Although there are not any staples similar to gochujang or doenjang that are representative of South African cuisine in Park’s kitchen, the way he handles his meat comes from his time spent there. If there was a market for pigeon or horse meat in Korea, he would try to use them more, but, since many meat choices are not available from butchers or wanted by diners here, he uses more classic dishes with a bit of a tweak for younger diners looking for creative stories behind the dish or a plate design that is social media friendly.
“Anything classic tastes good,” said Park, “and I look for taste in something classical but I express such [taste] in a more modern way.”
“I have learned how to keep a balance between sticking to my beliefs while catching up with the trends.”
What’s more evidently shown on his plates is his time spent in Jeju. He has made his own version of cutlass fish soup, a distinctly Jeju-style cuisine that wasn’t widely enjoyed elsewhere in the country. Since cutlass fish is usually served grilled instead of being put in a soup, the presentation was classic, yet different enough for Seoulites.

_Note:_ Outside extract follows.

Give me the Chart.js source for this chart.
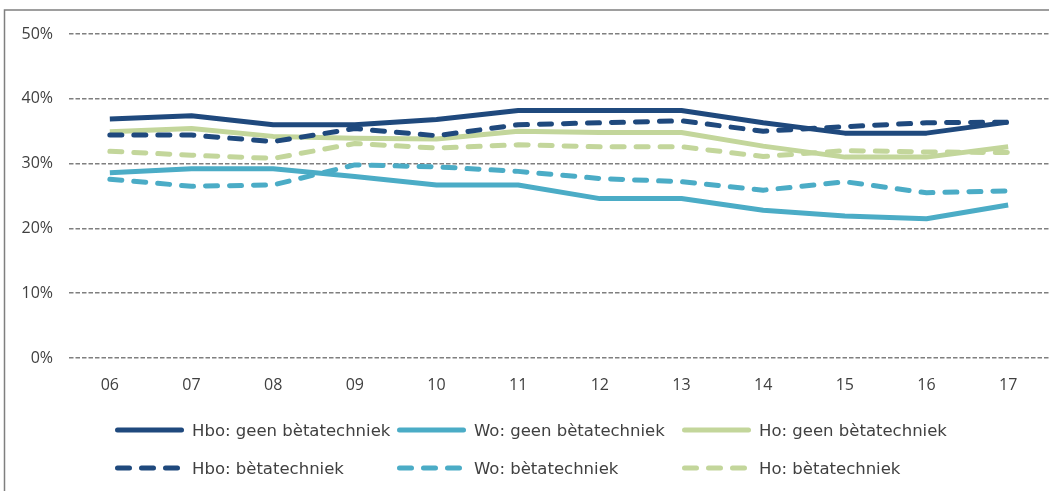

Another dish he calls “Night of the Sea” was inspired by his time spent looking out onto the sea at night by the Pacific Ocean at his former kitchen.
Big fin squid was used to show how sea creatures live underwater, with a cream-based sauce symbolizing waves. A white radish is cut into a shape of crescent moon to make the diners feel like they can sit there and look at the moon as if they are by the shore.
“During my time spent in Jeju, I had a ocean view right outside of my window, heard the waves breaking when I woke up, and could drive for five minutes and be deep in the forest,” said Park.
“It made me think I could come up with thousands of ideas for dishes, and taught me I could create a menu based on inspirations from the scenery and nature, not only with a choice of ingredients available. It opened my eyes.”
Now that he is in Seoul, with many available ingredients from farmers, butchers and foragers across the nation, he focuses on delving into one ingredient at a time, just like he did with meat in South Africa and with fish in Jeju. For a dessert made with tangerine, he doesn’t just stop at making a sorbet or a cake. He tried frying and boiling, and now presents a dish made using seven different methods.
“The ultimate idea is to use an item a lot until one can see the potential each and every ingredient has,” said Park.